The post-task and post-test questionnaires were analyzed to create charts that reflected participant satisfaction (CSAT), overall usability (SUS), and perceived workload (NASA-TLX). These charts provided a clear visual representation of participants' experiences and further informed our understanding of Vertex AI's usability.

This quantitative data is under NDA, but it illustrates how we chose to visually represent CSAT, NASA-TLX, and SUS data

Findings

We presented 18 actionable insights to the Google UX research team based on the following categories:


1. Task based findings

We organized the results of our usability tests and questionnaires based on the tasks through which they were identified. We incorporated user quotes drawn from qualitative findings and rated the severity of each finding on a 4-point scale, sourced from the Handbook of Usability Testing by Jeffrey Rubin. 

2. Significant non-task findings

These issues emerged outside the defined tasks but provided valuable insight into our research question on user retention.

3. Quantitative metrics

We conducted SUS, NPS, CSAT tests to support our qualitative findings.

Reflection

Key learnings

I learned that testing with diverse expertise levels was essential. The issues faced by beginners versus advanced users were different, and understanding both perspectives helped us prioritize recommendations that would benefit the broadest user base without limiting power users.

Triangulation of methods allowed us to gain comprehensive insights. Heuristic evaluation identified systemic issues, while qualitative interviews and quantitative analysis revealed how these issues manifested in real workflows.

If I did this again…

Eye tracking software: our team wanted to incorporate eye tracking to aid our quantitative data, however we stopped due to technical constraints.

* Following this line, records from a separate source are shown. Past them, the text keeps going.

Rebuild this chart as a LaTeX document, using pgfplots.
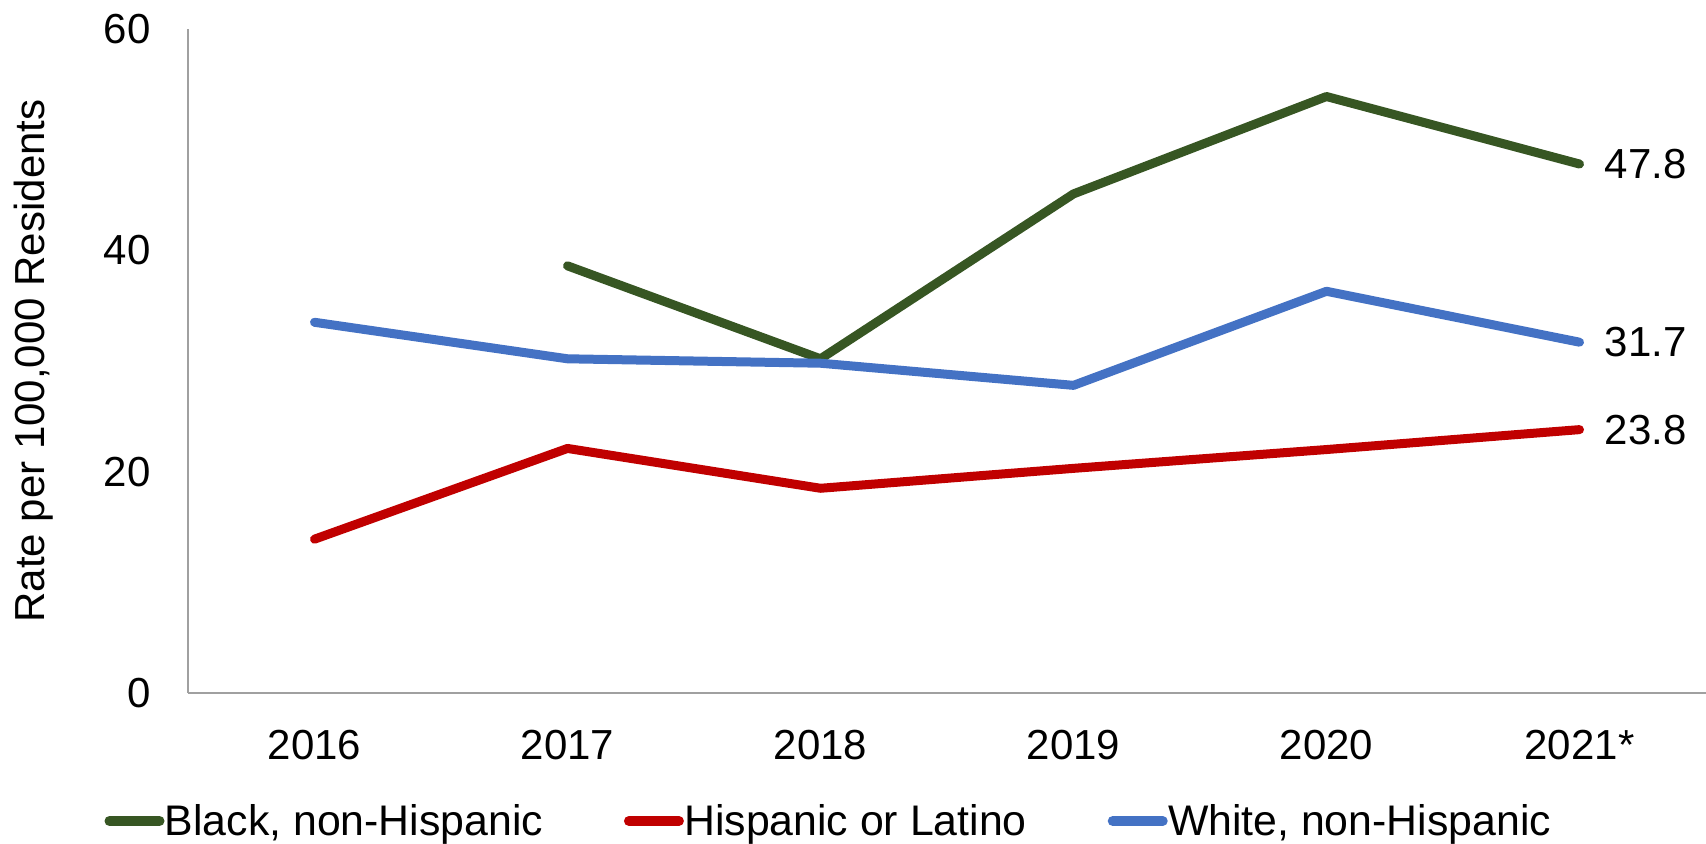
\documentclass[border=0pt]{standalone}
\usepackage{fontspec}
\setmainfont{Liberation Sans}
\usepackage{pgfplots}
\pgfplotsset{compat=1.18}
\definecolor{cgreen}{HTML}{375623}
\definecolor{cred}{HTML}{C00000}
\definecolor{cblue}{HTML}{4472C4}
\definecolor{caxis}{HTML}{A0A0A0}
\newcommand{\cf}{\fontsize{21}{25.2}\selectfont}
\newcommand{\lf}{\fontsize{21.4}{25.7}\selectfont}
\begin{document}
\begin{tikzpicture}
\useasboundingbox (0,0) rectangle (853pt,421.5pt);
\begin{axis}[
  at={(94pt,75pt)}, anchor=south west,
  width=759pt, height=332pt, scale only axis,
  xmin=-0.5, xmax=5.5, ymin=0, ymax=60,
  clip=false,
  axis lines*=left,
  axis line style={draw=caxis, line width=1pt},
  xtick={0,1,2,3,4,5},
  xticklabels={2016,2017,2018,2019,2020,2021*},
  ytick={0,20,40,60},
  major tick length=0pt,
  tick label style={font=\cf},
  xticklabel style={anchor=north, inner sep=0pt, yshift=-18.5pt},
  yticklabel style={anchor=east, inner sep=0pt, xshift=-18.5pt},
  /pgf/number format/assume math mode=true,
  ylabel={Rate per 100,000 Residents},
  ylabel style={at={(axis description cs:-0.10145,0.5)}, anchor=center, inner sep=0pt, font=\cf},
  legend columns=3,
  legend cell align=left,
  legend style={at={(axis description cs:-0.05797,-0.19277)}, anchor=west,
    draw=none, fill=none, inner sep=0pt, outer sep=0pt,
    nodes={inner sep=0pt, font=\lf},
    /tikz/every even column/.append style={column sep=38.2pt},
    /tikz/every odd column/.append style={column sep=-2.1pt}},
  legend image code/.code={\path (0pt,0pt) (30pt,0pt); \draw[#1, line width=5pt, line cap=round] (2.5pt,0pt) -- (27.5pt,0pt);},
]
\addplot[cgreen, line width=4.5pt, line cap=round, line join=round] coordinates {
  (1,38.6) (2,30.2) (3,45.1) (4,53.9) (5,47.8)};
\addlegendentry{Black, non-Hispanic}
\addplot[cred, line width=4.5pt, line cap=round, line join=round] coordinates {
  (0,13.9) (1,22.1) (2,18.5) (3,20.3) (4,22.0) (5,23.8)};
\addlegendentry{Hispanic or Latino}
\addplot[cblue, line width=4.5pt, line cap=round, line join=round] coordinates {
  (0,33.5) (1,30.2) (2,29.8) (3,27.8) (4,36.3) (5,31.7)};
\addlegendentry{White, non-Hispanic}
\addplot[draw=none, forget plot, nodes near coords, point meta=y,
  every node near coord/.append style={anchor=west, xshift=12.5pt, inner sep=0pt, font=\cf}]
  coordinates {(5,47.8) (5,31.7) (5,23.8)};
\end{axis}
\end{tikzpicture}
\end{document}
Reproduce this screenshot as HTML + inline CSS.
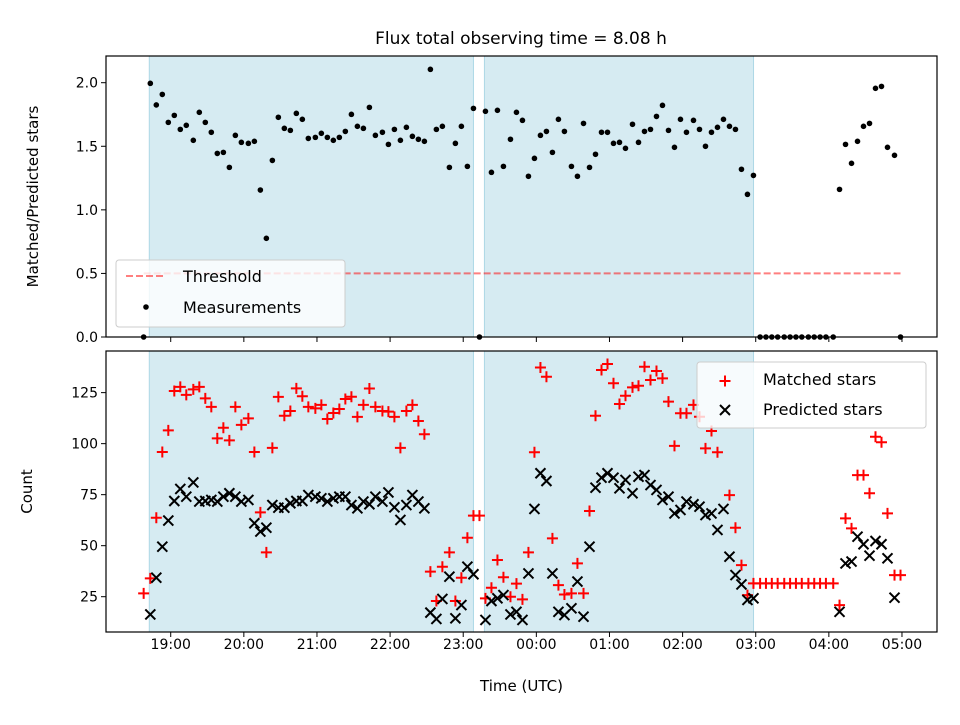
<!DOCTYPE html>
<html><head><meta charset="utf-8"><style>
html,body{margin:0;padding:0;background:#fff;}
svg text{font-family:"DejaVu Sans","Liberation Sans",sans-serif;fill:#000;}
</style></head><body>
<svg id="chart" xmlns="http://www.w3.org/2000/svg" width="960" height="720" viewBox="0 0 960 720">
<rect width="960" height="720" fill="#fff"/>
<text x="521" y="44" font-size="17" text-anchor="middle">Flux total observing time = 8.08 h</text>
<g id="topPanel"></g><g id="botPanel"></g>
</svg>
<script>
// time grid, hours since 19:00 UTC
const timesA = [-0.37,-0.279,-0.197,-0.115,-0.033,0.049,0.131,0.213,0.309,0.391,0.473,0.555,0.637,0.72,0.802,0.884,0.966,1.062,1.144,1.226,1.308,1.39,1.472,1.554,1.636,1.718,1.8,1.882,1.978,2.06,2.142,2.224,2.306,2.388,2.471,2.553,2.635,2.717,2.799,2.895,2.977,3.059,3.141,3.223,3.305,3.387,3.469,3.551,3.633,3.715,3.811,3.893,3.975,4.057,4.14,4.222];
const timesB = [4.304,4.386,4.468,4.55,4.646,4.728,4.81,4.892,4.974,5.056,5.138,5.22,5.302,5.384,5.48,5.562,5.645,5.727,5.809,5.891,5.973,6.055,6.137,6.219,6.315,6.397,6.479,6.561,6.643,6.725,6.807,6.889,6.971,7.053,7.149,7.231,7.313,7.395,7.477,7.559,7.641,7.723,7.805,7.887,7.969];
const timesC = [8.06,8.14,8.22,8.30,8.39,8.47,8.55,8.63,8.72,8.80,8.88,8.96,9.06,9.146,9.228,9.31,9.392,9.474,9.556,9.638,9.72,9.802,9.898,9.98];
const ratioA = [0,1.995,1.825,1.908,1.688,1.743,1.633,1.665,1.547,1.767,1.688,1.610,1.444,1.452,1.334,1.586,1.531,1.523,1.539,1.156,0.776,1.389,1.728,1.641,1.625,1.759,1.712,1.562,1.570,1.602,1.570,1.547,1.570,1.617,1.751,1.657,1.641,1.806,1.586,1.610,1.515,1.633,1.547,1.649,1.578,1.555,1.539,2.105,1.633,1.657,1.334,1.523,1.657,1.342,1.798,0];
const ratioB = [1.775,1.295,1.783,1.342,1.555,1.767,1.704,1.264,1.405,1.586,1.617,1.452,1.712,1.617,1.342,1.264,1.680,1.334,1.437,1.610,1.610,1.523,1.531,1.484,1.673,1.531,1.617,1.633,1.735,1.822,1.625,1.492,1.712,1.610,1.704,1.633,1.500,1.610,1.649,1.712,1.657,1.633,1.319,1.122,1.271];
const ratioC = [0,0,0,0,0,0,0,0,0,0,0,0,0,1.161,1.515,1.366,1.539,1.657,1.680,1.956,1.971,1.492,1.429,0];
const matchedA = [26.6,34,63.7,95.9,106.5,125.8,127.8,123.9,126.6,127.8,122.2,118,102.6,107.8,101.6,118,109.2,112.4,95.9,66.3,46.7,97.9,122.9,113.7,116,127.1,123.2,118,117.3,119,112.1,115,117,121.9,123,113.1,119,127,118,116,115.7,113.1,97.9,116,119,111.1,104.6,37.3,22.9,39.7,46.7,22.9,34.3,53.9,64.7,64.7];
const matchedB = [24.2,29.4,43,34.5,25,31.4,23.7,46.7,95.8,137.3,132.8,53.6,30.7,26.1,26.6,41.3,26.6,67,113.7,136.1,139,129.6,119.4,123.5,127.6,128.4,137.7,131.2,135.6,132,120.6,98.9,114.9,114.9,119,113.2,97.7,106.2,95.8,null,74.8,58.8,40.5,25.8,31.5];
const matchedC = [31.5,31.5,31.5,31.5,31.5,31.5,31.5,31.5,31.5,31.5,31.5,31.5,31.5,20.9,63.4,58.5,84.6,84.6,75.7,103.4,100.7,65.8,35.6,35.6];
const predA = [null,16.3,34.3,49.5,62.3,71.9,77.8,74,81,71.6,71.9,72.4,71.6,74,75.7,74,71.6,72.4,61,56.9,58.8,69.9,68.6,68.6,70.8,71.9,71.9,74.8,74,73.2,71.6,73.2,74,74,69.9,68.3,71.6,70.3,74,71.6,76.1,68.8,62.6,69.9,74.8,71.6,68.3,17.2,14.1,23.9,34.8,14.4,20.9,39.7,36,null];
const predB = [13.6,22.9,24.2,25.8,16.3,17.6,13.6,36.4,68,85.5,81.7,36.4,17.6,16,19.3,32.4,15.2,49.5,78.4,83.3,85.5,83.3,78.1,82.2,75.7,83.8,84.6,79.7,77.3,72.4,74,65.8,67.5,71.6,70.3,69.1,65,65.8,57.7,68,44.6,35.6,31,23.4,24.2];
const predC = [null,null,null,null,null,null,null,null,null,null,null,null,null,17.6,41.3,42.2,54.4,50.7,45.1,52.3,50.7,43.8,24.5,null];
const spans = [[-0.293,4.14],[4.29,7.97]];
const threshold = 0.5;
const thresholdRange = [-0.37,9.98];
const xTicks = [0,1,2,3,4,5,6,7,8,9,10];
const xTickLabels = ["19:00","20:00","21:00","22:00","23:00","00:00","01:00","02:00","03:00","04:00","05:00"];
const topTicks = [0,0.5,1,1.5,2];
const topTickLabels = ["0.0","0.5","1.0","1.5","2.0"];
const botTicks = [25,50,75,100,125];

const times = timesA.concat(timesB, timesC);
const ratio = ratioA.concat(ratioB, ratioC);
const matched = matchedA.concat(matchedB, matchedC);
const pred = predA.concat(predB, predC);

const NS = "http://www.w3.org/2000/svg";
const L = 106, R = 937;
const x0 = -0.885, x1 = 10.479;
const X = h => L + (h - x0) / (x1 - x0) * (R - L);
const TT = 56, TB = 337, BT = 351, BB = 632;
const Yt = v => TB - v / 2.21 * (TB - TT);
const yb0 = 7.7, yb1 = 145.4;
const Yb = v => BB - (v - yb0) / (yb1 - yb0) * (BB - BT);

function mk(tag, attrs, parent) {
  const e = document.createElementNS(NS, tag);
  for (const k in attrs) e.setAttribute(k, attrs[k]);
  parent.appendChild(e);
  return e;
}
const topG = document.getElementById('topPanel');
const botG = document.getElementById('botPanel');

function panel(g, T, B, nm) {
  spans.forEach((s, i) => {
    const r = mk('rect', {x: X(s[0]), y: T, width: X(s[1]) - X(s[0]), height: B - T, fill: '#add8e6', 'fill-opacity': 0.5, stroke: '#add8e6', 'stroke-width': 1}, g);
    
    
  });
  xTicks.forEach(t => {
    const tk = mk('line', {x1: X(t), x2: X(t), y1: B, y2: B + 5, stroke: '#000', 'stroke-width': 1}, g);
    
    
  });
}
panel(topG, TT, TB, 'top');
panel(botG, BT, BB, 'bottom');

topTicks.forEach((t, i) => {
  const y = Yt(t);
  const tk = mk('line', {x1: L - 5, x2: L, y1: y, y2: y, stroke: '#000'}, topG);
  
  
  const tx = mk('text', {x: L - 8, y: y + 5, 'font-size': 14, 'text-anchor': 'end'}, topG);
  tx.textContent = topTickLabels[i];
  
  
});
botTicks.forEach(t => {
  const y = Yb(t);
  const tk = mk('line', {x1: L - 5, x2: L, y1: y, y2: y, stroke: '#000'}, botG);
  
  
  const tx = mk('text', {x: L - 8, y: y + 5, 'font-size': 14, 'text-anchor': 'end'}, botG);
  tx.textContent = String(t);
  
  
});
xTicks.forEach((t, i) => {
  const tx = mk('text', {x: X(t), y: BB + 17, 'font-size': 14, 'text-anchor': 'middle'}, botG);
  tx.textContent = xTickLabels[i];
  
  
});

const th = mk('line', {x1: X(thresholdRange[0]), x2: X(thresholdRange[1]), y1: Yt(threshold), y2: Yt(threshold), stroke: '#ff0000', 'stroke-opacity': 0.5, 'stroke-width': 2, 'stroke-dasharray': '7,3'}, topG);



times.forEach((t, i) => {
  if (ratio[i] == null) return;
  const c = mk('circle', {cx: X(t), cy: Yt(ratio[i]), r: 2.8, fill: '#000'}, topG);
  
  
});
times.forEach((t, i) => {
  if (matched[i] == null) return;
  const x = X(t), y = Yb(matched[i]);
  const p = mk('path', {d: `M${x-5.5},${y}H${x+5.5}M${x},${y-5.5}V${y+5.5}`, stroke: '#ff0000', 'stroke-width': 2, fill: 'none'}, botG);
  
  
});
times.forEach((t, i) => {
  if (pred[i] == null) return;
  const x = X(t), y = Yb(pred[i]);
  const p = mk('path', {d: `M${x-5},${y-5}L${x+5},${y+5}M${x-5},${y+5}L${x+5},${y-5}`, stroke: '#000', 'stroke-width': 2, fill: 'none'}, botG);
  
  
});

[[topG, TT, TB, 'top-axes-frame'], [botG, BT, BB, 'bottom-axes-frame']].forEach(a => {
  const f = mk('rect', {x: L, y: a[1], width: R - L, height: a[2] - a[1], fill: 'none', stroke: '#000', 'stroke-width': 1.2}, a[0]);
  
  
});

const yl1 = mk('text', {x: 0, y: 0, 'font-size': 15, 'text-anchor': 'middle', transform: `translate(38,${(TT+TB)/2}) rotate(-90)`}, topG);
yl1.textContent = 'Matched/Predicted stars';


const yl2 = mk('text', {x: 0, y: 0, 'font-size': 15, 'text-anchor': 'middle', transform: `translate(32,${(BT+BB)/2}) rotate(-90)`}, botG);
yl2.textContent = 'Count';


const xl = mk('text', {x: (L+R)/2, y: 691, 'font-size': 15, 'text-anchor': 'middle'}, botG);
xl.textContent = 'Time (UTC)';



const lg1 = mk('g', {}, topG);


mk('rect', {x: 116, y: 260, width: 229, height: 67, rx: 3, fill: '#fff', 'fill-opacity': 0.8, stroke: '#ccc'}, lg1);
mk('line', {x1: 126, x2: 166, y1: 276, y2: 276, stroke: '#ff0000', 'stroke-opacity': 0.5, 'stroke-width': 2, 'stroke-dasharray': '7,3'}, lg1);
const t1 = mk('text', {x: 183, y: 282, 'font-size': 16}, lg1);
t1.textContent = 'Threshold';


mk('circle', {cx: 146, cy: 307, r: 2.8, fill: '#000'}, lg1);
const t2 = mk('text', {x: 183, y: 313, 'font-size': 16}, lg1);
t2.textContent = 'Measurements';



const lg2 = mk('g', {}, botG);


mk('rect', {x: 697, y: 362, width: 229, height: 66, rx: 3, fill: '#fff', 'fill-opacity': 0.8, stroke: '#ccc'}, lg2);
mk('path', {d: 'M719.5,381H730.5M725,375.5V386.5', stroke: '#ff0000', 'stroke-width': 2}, lg2);
const t3 = mk('text', {x: 763, y: 385, 'font-size': 16}, lg2);
t3.textContent = 'Matched stars';


mk('path', {d: 'M720,405L730,415M720,415L730,405', stroke: '#000', 'stroke-width': 2}, lg2);
const t4 = mk('text', {x: 763, y: 415, 'font-size': 16}, lg2);
t4.textContent = 'Predicted stars';


</script>
</body></html>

I believe the inclusion of this data would help us identify visual heat maps and further validate usability recommendations

Increase sample size: I would want to recruit larger samples to improve generalizability and explore stratified sampling approaches (e.g., level of experience) to gain better insights into differences in perceptions between subgroups.

Standardize moderation procedures: I would recommend having a single moderator and conducting multiple dry runs before initial testing in order to standardize procedures.